Destroy Everything in a Calm and Orderly Fashion

I began dismantling my life in earnest about two weeks ago. In another two weeks, I will begin reassembling it 7,000+ miles away.

I’m leaving New York City for Taipei. It’s been a slow-motion exit, where the inkling to leave flitted across my mind nearly two years ago in 2014.  I can recall seeing a vision of my future that was not taking place in the city. It’s scary to see such a thing, because you can’t know how that vision will be realized. You only know that it means your current situation and any settled-ness and comfort that you have presently will somehow dissolve.

I felt that the least I could do was investigate how I might live in other places, so I traveled to San Francisco, Portland, and Los Angeles. Portland was the frontrunner, but I still didn’t have any idea how to get there. It’s extraordinarily hard to escape the inertia of your life, even when you have the desire for change.
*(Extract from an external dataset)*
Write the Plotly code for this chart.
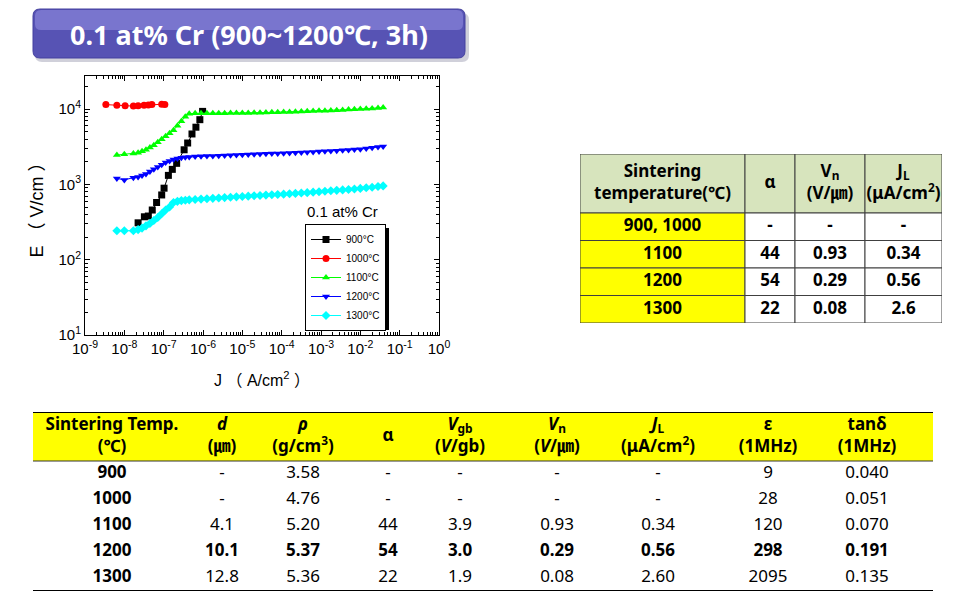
import plotly.graph_objects as go

# ---- E-J data (log10 values) ----
logj_900 = [-7.65, -7.49, -7.39, -7.29, -7.18, -7.05, -6.99, -6.88, -6.78, -6.67,
            -6.48, -6.39, -6.28, -6.18, -6.08, -6.01]
loge_900 = [2.49, 2.57, 2.58, 2.66, 2.76, 2.86, 2.95, 3.12, 3.20, 3.28,
            3.46, 3.55, 3.67, 3.76, 3.86, 3.97]

logj_1000 = [-8.47, -8.19, -7.98, -7.77, -7.65, -7.50, -7.39, -7.30, -7.05, -6.97]
loge_1000 = [4.060, 4.050, 4.045, 4.040, 4.045, 4.050, 4.055, 4.060, 4.065, 4.060]

# shared current sweep for 1100 / 1200 / 1300 C
logj_sweep = [-8.19, -8.00,
              -7.77, -7.65, -7.55, -7.45, -7.35, -7.25, -7.15, -7.05, -6.95, -6.85,
              -6.75, -6.65, -6.55, -6.45, -6.35,
              -6.20, -6.05, -5.90, -5.75, -5.60, -5.45, -5.30, -5.15, -5.00, -4.85,
              -4.70, -4.55, -4.40, -4.25, -4.10, -3.95, -3.80, -3.65, -3.50, -3.35,
              -3.20, -3.05, -2.90, -2.75, -2.60, -2.45, -2.30, -2.15, -2.00, -1.85,
              -1.70, -1.55, -1.42]

loge_1100 = [3.39, 3.40,
             3.41, 3.42, 3.44, 3.46, 3.49, 3.52, 3.56, 3.60, 3.64, 3.68,
             3.72, 3.78, 3.84, 3.90, 3.94,
             3.945, 3.945, 3.945, 3.945, 3.945, 3.946, 3.947, 3.948, 3.949, 3.950,
             3.951, 3.953, 3.955, 3.957, 3.959, 3.961, 3.963, 3.966, 3.968, 3.971,
             3.974, 3.977, 3.980, 3.983, 3.986, 3.990, 3.994, 3.998, 4.002, 4.006,
             4.010, 4.015, 4.020]

loge_1200 = [3.08, 3.06,
             3.09, 3.10, 3.12, 3.14, 3.17, 3.20, 3.23, 3.26, 3.29, 3.31,
             3.33, 3.345, 3.355, 3.36, 3.365,
             3.370, 3.373, 3.376, 3.379, 3.382, 3.385, 3.388, 3.391, 3.394, 3.397,
             3.400, 3.403, 3.406, 3.409, 3.412, 3.415, 3.418, 3.421, 3.424, 3.428,
             3.432, 3.436, 3.440, 3.444, 3.448, 3.453, 3.458, 3.463, 3.468, 3.476,
             3.486, 3.497, 3.505]

loge_1300 = [2.385, 2.385,
             2.385, 2.40, 2.42, 2.45, 2.48, 2.52, 2.56, 2.61, 2.66, 2.70,
             2.76, 2.775, 2.785, 2.79, 2.795,
             2.800, 2.805, 2.810, 2.815, 2.820, 2.825, 2.830, 2.835, 2.840, 2.844,
             2.849, 2.853, 2.858, 2.862, 2.867, 2.871, 2.876, 2.881, 2.886, 2.891,
             2.897, 2.903, 2.909, 2.915, 2.921, 2.927, 2.933, 2.940, 2.947, 2.955,
             2.963, 2.972, 2.980]

series_names = ["900°C", "1000°C", "1100°C", "1200°C", "1300°C"]
series_logj = [logj_900, logj_1000, logj_sweep, logj_sweep, logj_sweep]
series_loge = [loge_900, loge_1000, loge_1100, loge_1200, loge_1300]
series_colors = ["#000000", "#FF0000", "#00FF00", "#0000FF", "#00FFFF"]
series_symbols = ["square", "circle", "triangle-up", "triangle-down", "diamond"]

x_tickvals = [1e-9, 1e-8, 1e-7, 1e-6, 1e-5, 1e-4, 1e-3, 1e-2, 1e-1, 1]
x_ticktext = ["10<sup>-9</sup>", "10<sup>-8</sup>", "10<sup>-7</sup>", "10<sup>-6</sup>",
              "10<sup>-5</sup>", "10<sup>-4</sup>", "10<sup>-3</sup>", "10<sup>-2</sup>",
              "10<sup>-1</sup>", "10<sup>0</sup>"]
y_tickvals = [10, 100, 1000, 10000]
y_ticktext = ["10<sup>1</sup>", "10<sup>2</sup>", "10<sup>3</sup>", "10<sup>4</sup>"]

# ---- small table (right) ----
small_header = ["Sintering<br>temperature(℃)", "α", "V<sub>n</sub><br>(V/㎛)",
                "J<sub>L</sub><br>(μA/cm<sup>2</sup>)"]
small_temp = ["900, 1000", "1100", "1200", "1300"]
small_alpha = ["-", "44", "54", "22"]
small_vn = ["-", "0.93", "0.29", "0.08"]
small_jl = ["-", "0.34", "0.56", "2.6"]
small_col_w = [165, 50, 70, 77]
small_row_h = [59, 27.5, 27.5, 27.5, 27.5]

# ---- big table (bottom) ----
big_header = ["Sintering Temp.<br>(℃)", "<i>d</i><br>(㎛)", "<i>ρ</i><br>(g/cm<sup>3</sup>)",
              "α", "<i>V</i><sub>gb</sub><br>(<i>V</i>/gb)", "<i>V</i><sub>n</sub><br>(<i>V</i>/㎛)",
              "<i>J</i><sub>L</sub><br>(μA/cm<sup>2</sup>)", "ε<br>(1MHz)", "tanδ<br>(1MHz)"]
big_temp = ["900", "1000", "1100", "1200", "1300"]
big_d = ["-", "-", "4.1", "10.1", "12.8"]
big_rho = ["3.58", "4.76", "5.20", "5.37", "5.36"]
big_alpha = ["-", "-", "44", "54", "22"]
big_vgb = ["-", "-", "3.9", "3.0", "1.9"]
big_vn = ["-", "-", "0.93", "0.29", "0.08"]
big_jl = ["-", "-", "0.34", "0.56", "2.60"]
big_eps = ["9", "28", "120", "298", "2095"]
big_tand = ["0.040", "0.051", "0.070", "0.191", "0.135"]
bold_row = "1200"
big_col_w = [158, 62, 100, 70, 74, 120, 82, 138, 60, 36]
big_row_h = [49, 26, 26, 26, 26, 26]

# the page body keeps its default 8px margin, so the figure sits at (8, 8)
PAGE_OFF = 8
W, H = 960 - PAGE_OFF, 601 - PAGE_OFF
FONT_T = "Noto Sans, Noto Sans CJK KR"
FONT_P = "Liberation Sans, Arial, Noto Sans CJK KR"


def px(x):
    return (x - PAGE_OFF) / W


def py(y):
    return 1 - (y - PAGE_OFF) / H


def edges(sizes):
    out = [0]
    for s in sizes:
        out.append(out[-1] + s)
    return out


def rounded_rect(x0, y0, x1, y1, r):
    rx, ry = r / W, r / H
    a, b, c, d = px(x0), py(y1), px(x1), py(y0)
    return (f"M{a+rx},{b} L{c-rx},{b} Q{c},{b} {c},{b+ry} L{c},{d-ry} Q{c},{d} {c-rx},{d} "
            f"L{a+rx},{d} Q{a},{d} {a},{d-ry} L{a},{b+ry} Q{a},{b} {a+rx},{b} Z")


fig = go.Figure()

for name, lj, le, col, sym in zip(series_names, series_logj, series_loge,
                                  series_colors, series_symbols):
    fig.add_trace(go.Scatter(
        x=[10 ** v for v in lj], y=[10 ** v for v in le],
        mode="lines+markers", name=name,
        line=dict(color=col, width=1),
        marker=dict(symbol=sym, size=7, color=col),
    ))

shapes = []

# ---- right table on its own hidden axes (x2/y2) ----
sx = edges(small_col_w)
sy = edges(small_row_h)
for r in range(len(small_row_h)):
    for c in range(len(small_col_w)):
        if r == 0:
            fill = "#D7E4BD"
        elif c == 0:
            fill = "#FFFF00"
        else:
            fill = "white"
        shapes.append(dict(type="rect", xref="x2", yref="y2", x0=sx[c], x1=sx[c + 1],
                           y0=sy[r], y1=sy[r + 1], fillcolor=fill,
                           line=dict(color="#404040", width=1), layer="below"))

small_cols = [small_temp, small_alpha, small_vn, small_jl]
tx, ty, tt = [], [], []
for c in range(len(small_col_w)):
    cx = (sx[c] + sx[c + 1]) / 2
    tx.append(cx)
    ty.append((sy[0] + sy[1]) / 2)
    tt.append(f"<b>{small_header[c]}</b>")
    for r, v in enumerate(small_cols[c]):
        tx.append(cx)
        ty.append((sy[r + 1] + sy[r + 2]) / 2)
        tt.append(f"<b>{v}</b>")
fig.add_trace(go.Scatter(x=tx, y=ty, text=tt, mode="text", xaxis="x2", yaxis="y2",
                         textposition="middle center", showlegend=False, hoverinfo="skip",
                         cliponaxis=False,
                         textfont=dict(family=FONT_T, size=17, color="black")))

# ---- bottom table on hidden axes (x3/y3) ----
bx = edges(big_col_w)
by = edges(big_row_h)
shapes.append(dict(type="rect", xref="x3", yref="y3", x0=bx[0], x1=bx[-1],
                   y0=by[0], y1=by[1], fillcolor="#FFFF00", line=dict(width=0),
                   layer="below"))
for yv, wd, colr in [(by[0], 2, "black"), (by[1], 1, "#333333"), (by[-1], 2, "black")]:
    shapes.append(dict(type="line", xref="x3", yref="y3", x0=bx[0], x1=bx[-1],
                       y0=yv, y1=yv, line=dict(color=colr, width=wd)))

big_cols = [big_temp, big_d, big_rho, big_alpha, big_vgb, big_vn, big_jl, big_eps, big_tand]
tx, ty, tt = [], [], []
for c, col in enumerate(big_cols):
    cx = (bx[c] + bx[c + 1]) / 2
    tx.append(cx)
    ty.append((by[0] + by[1]) / 2)
    tt.append(f"<b>{big_header[c]}</b>")
    for r, v in enumerate(col):
        tx.append(cx)
        ty.append((by[r + 1] + by[r + 2]) / 2)
        bold = c == 0 or big_temp[r] == bold_row
        tt.append(f"<b>{v}</b>" if bold else v)
fig.add_trace(go.Scatter(x=tx, y=ty, text=tt, mode="text", xaxis="x3", yaxis="y3",
                         textposition="middle center", showlegend=False, hoverinfo="skip",
                         cliponaxis=False,
                         textfont=dict(family=FONT_T, size=17, color="black")))

shapes += [
    # banner shadow, body, highlight
    dict(type="path", xref="paper", yref="paper", path=rounded_rect(35, 13, 469, 62, 7),
         fillcolor="rgba(120,120,150,0.35)", line=dict(width=0), layer="below"),
    dict(type="path", xref="paper", yref="paper", path=rounded_rect(33, 9, 465, 58, 7),
         fillcolor="#5753B4", line=dict(color="#45419F", width=1), layer="below"),
    dict(type="path", xref="paper", yref="paper", path=rounded_rect(35, 10, 463, 30, 6),
         fillcolor="rgba(150,146,228,0.55)", line=dict(width=0), layer="below"),
    # legend drop shadow
    dict(type="rect", xref="paper", yref="paper", x0=px(309), x1=px(389),
         y0=py(330), y1=py(228), fillcolor="black", line=dict(width=0)),
]

annotations = [
    dict(text="<b>0.1 at% Cr (900~1200℃, 3h)</b>", x=px(249), y=py(34), xref="paper",
         yref="paper", showarrow=False, xanchor="center", yanchor="middle",
         font=dict(family=FONT_T, size=27, color="white")),
    dict(text="0.1 at% Cr", x=px(342), y=py(211), xref="paper", yref="paper",
         showarrow=False, xanchor="center", yanchor="middle",
         font=dict(family=FONT_P, size=15, color="black")),
]

axis_common = dict(
    type="log", tickmode="array", automargin=False,
    ticks="inside", ticklen=5, tickcolor="black", showline=True, linecolor="black",
    linewidth=1, mirror="allticks", showgrid=False, zeroline=False,
    tickfont=dict(family=FONT_P, size=15, color="black"),
    minor=dict(ticks="inside", ticklen=3, tickcolor="black", dtick="D1", showgrid=False),
)
hidden = dict(visible=False, showgrid=False, zeroline=False, fixedrange=True,
              automargin=False)

fig.update_layout(
    width=W, height=H,
    margin=dict(l=0, r=0, t=0, b=0, autoexpand=False),
    paper_bgcolor="white", plot_bgcolor="white",
    xaxis=dict(axis_common, range=[-9, 0], domain=[px(85), px(439)],
               tickvals=x_tickvals, ticktext=x_ticktext,
               title=dict(text="J （ A/cm<sup>2</sup> ）", standoff=18,
                          font=dict(family=FONT_P, size=16, color="black"))),
    yaxis=dict(axis_common, range=[1, 4.44], domain=[py(335), py(76)],
               tickvals=y_tickvals, ticktext=y_ticktext,
               title=dict(text="E （ V/cm ）", standoff=10,
                          font=dict(family=FONT_P, size=18, color="black"))),
    xaxis2=dict(hidden, domain=[px(580), px(942)], range=[0, sx[-1]], anchor="y2"),
    yaxis2=dict(hidden, domain=[py(154 + sy[-1]), py(154)], range=[sy[-1], 0], anchor="x2"),
    xaxis3=dict(hidden, domain=[px(33), px(933)], range=[0, bx[-1]], anchor="y3"),
    yaxis3=dict(hidden, domain=[py(412 + by[-1]), py(412)], range=[by[-1], 0], anchor="x3"),
    legend=dict(x=px(305), y=py(224), xanchor="left", yanchor="top",
                bgcolor="white", bordercolor="black", borderwidth=1,
                font=dict(family=FONT_P, size=10, color="black"),
                tracegroupgap=0, itemwidth=30),
    shapes=shapes,
    annotations=annotations,
)

fig.write_html("out.html")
Fear of uncertainty and fear of hardship can keep you humming along the same track for a long, long time.

So sometimes it’s a real blessing when your hand is forced and the uncertainty and hardship come directly to you. In July 2015, I was laid off from my job. When an executive at the company broke the news to me, I immediately, reflexively began crying. Then I walked out of there and felt a surreal freedom to finally pursue a number of goals that were never going to be met as long as I worked at that company.

One of those goals was to visit Taiwan, which I did for one month over September and October. It had been a decade since my last visit, and it was the first time that I went by myself. The language barrier and the cultural differences were challenging, but rising to those challenges invigorated me. I was learning constantly, even if it was just sitting on the bus trying to read the stops or trying to order a cup of coffee.
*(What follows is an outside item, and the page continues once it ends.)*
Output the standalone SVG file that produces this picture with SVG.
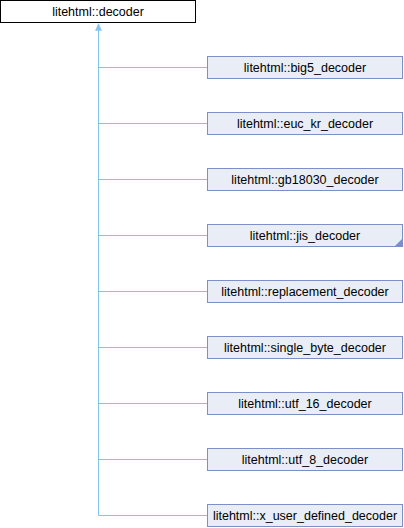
<svg xmlns="http://www.w3.org/2000/svg" width="404" height="528" viewBox="0 0 404 528">
<style>
.base{fill:#ffffff;stroke:#000000;stroke-width:1}
.node{fill:#e8edf6;stroke:#7b8fc8;stroke-width:1}
.lbl{font-family:"Liberation Sans",Arial,sans-serif;font-size:12.5px;fill:#000000;text-anchor:middle}
.edge{fill:none;stroke:#82c4ef;stroke-width:1}
</style>
<g id="connectors">
<path class="edge" d="M98.5,515.5 V26"/>
<path d="M95.5,30.5 L98.5,23.5 L101.5,30.5 Z" fill="#82c4ef" stroke="#82c4ef" stroke-width="0.5"/>
<path class="edge" d="M98.5,67.5 H207.5"/>
<path class="edge" d="M98.5,123.5 H207.5"/>
<path class="edge" d="M98.5,179.5 H207.5"/>
<path class="edge" d="M98.5,235.5 H207.5"/>
<path class="edge" d="M98.5,291.5 H207.5"/>
<path class="edge" d="M98.5,347.5 H207.5"/>
<path class="edge" d="M98.5,403.5 H207.5"/>
<path class="edge" d="M98.5,459.5 H207.5"/>
<path class="edge" d="M98.5,515.5 H207.5"/>
</g>
<g id="decoder">
<rect class="base" x="0.5" y="0.5" width="195" height="22"/>
<text class="lbl" x="98" y="15.5">litehtml::decoder</text>
</g>
<g id="big5_decoder">
<rect class="node" x="207.5" y="56.5" width="195" height="22"/>
<text class="lbl" x="305" y="71.5">litehtml::big5_decoder</text>
</g>
<g id="euc_kr_decoder">
<rect class="node" x="207.5" y="112.5" width="195" height="22"/>
<text class="lbl" x="305" y="127.5">litehtml::euc_kr_decoder</text>
</g>
<g id="gb18030_decoder">
<rect class="node" x="207.5" y="168.5" width="195" height="22"/>
<text class="lbl" x="305" y="183.5">litehtml::gb18030_decoder</text>
</g>
<g id="jis_decoder">
<rect class="node" x="207.5" y="224.5" width="195" height="22"/>
<path d="M402.5,238.5 L402.5,246.5 L394.5,246.5 Z" fill="#7b8fc8"/>
<text class="lbl" x="305" y="239.5">litehtml::jis_decoder</text>
</g>
<g id="replacement_decoder">
<rect class="node" x="207.5" y="280.5" width="195" height="22"/>
<text class="lbl" x="305" y="295.5">litehtml::replacement_decoder</text>
</g>
<g id="single_byte_decoder">
<rect class="node" x="207.5" y="336.5" width="195" height="22"/>
<text class="lbl" x="305" y="351.5">litehtml::single_byte_decoder</text>
</g>
<g id="utf_16_decoder">
<rect class="node" x="207.5" y="392.5" width="195" height="22"/>
<text class="lbl" x="305" y="407.5">litehtml::utf_16_decoder</text>
</g>
<g id="utf_8_decoder">
<rect class="node" x="207.5" y="448.5" width="195" height="22"/>
<text class="lbl" x="305" y="463.5">litehtml::utf_8_decoder</text>
</g>
<g id="x_user_defined_decoder">
<rect class="node" x="207.5" y="504.5" width="195" height="22"/>
<text class="lbl" x="305" y="519.5">litehtml::x_user_defined_decoder</text>
</g>
</svg>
When I returned to New York, I found that absence had not made my heart grow fonder. The growing sense that I was no longer suited for the city escalated into an urgent impulse to go somewhere, anywhere else. I looked at apartments and job listings on the West Coast and even toyed with the idea of moving back to Alabama (I was that desperate). I also applied to the Chinese learning program at National Taiwan University.

When I got the acceptance letter, I thought “OK, this is an actual possibility” but still balked at what it would take to get there. What kind of paperwork do I have to do? Will my job allow me to go? How am I going to find a place to live? What am I going to do with my apartment in New York? Will I lose the friendships and community I so love and rely on? Is this a huge irreversible mistake that is going to ruin me financially, professionally, and personally? I waffled on making a decision until after New Year’s Day, at which point I had less than 2 months to prepare for leaving New York/the country, if that was indeed my decision.

Or, I should say it felt like my decision was being made for me as everything slowly fell into place. I basically hopped onto a Gantt chart that started January 1 and leads up to February 22, registration day for the program and the latest day I absolutely have to be in Taipei in order to enroll. Housing, job, plane ticket, visa, moving arrangements, all of it fell into place. There were definitely moments where I was given over to despair and panic–“I’m ruining my life! I regret this decision!”–but really, there was divine providence in the speed and smoothness with which each task was accomplished.

I couldn’t have asked for a more calm and orderly way to dismantle life in New York. Let’s see how the rebuilding process goes in Taipei.

P.S. This blog is no longer about ice cream. I broke up with ice cream around November 2015. We still hang out sometimes.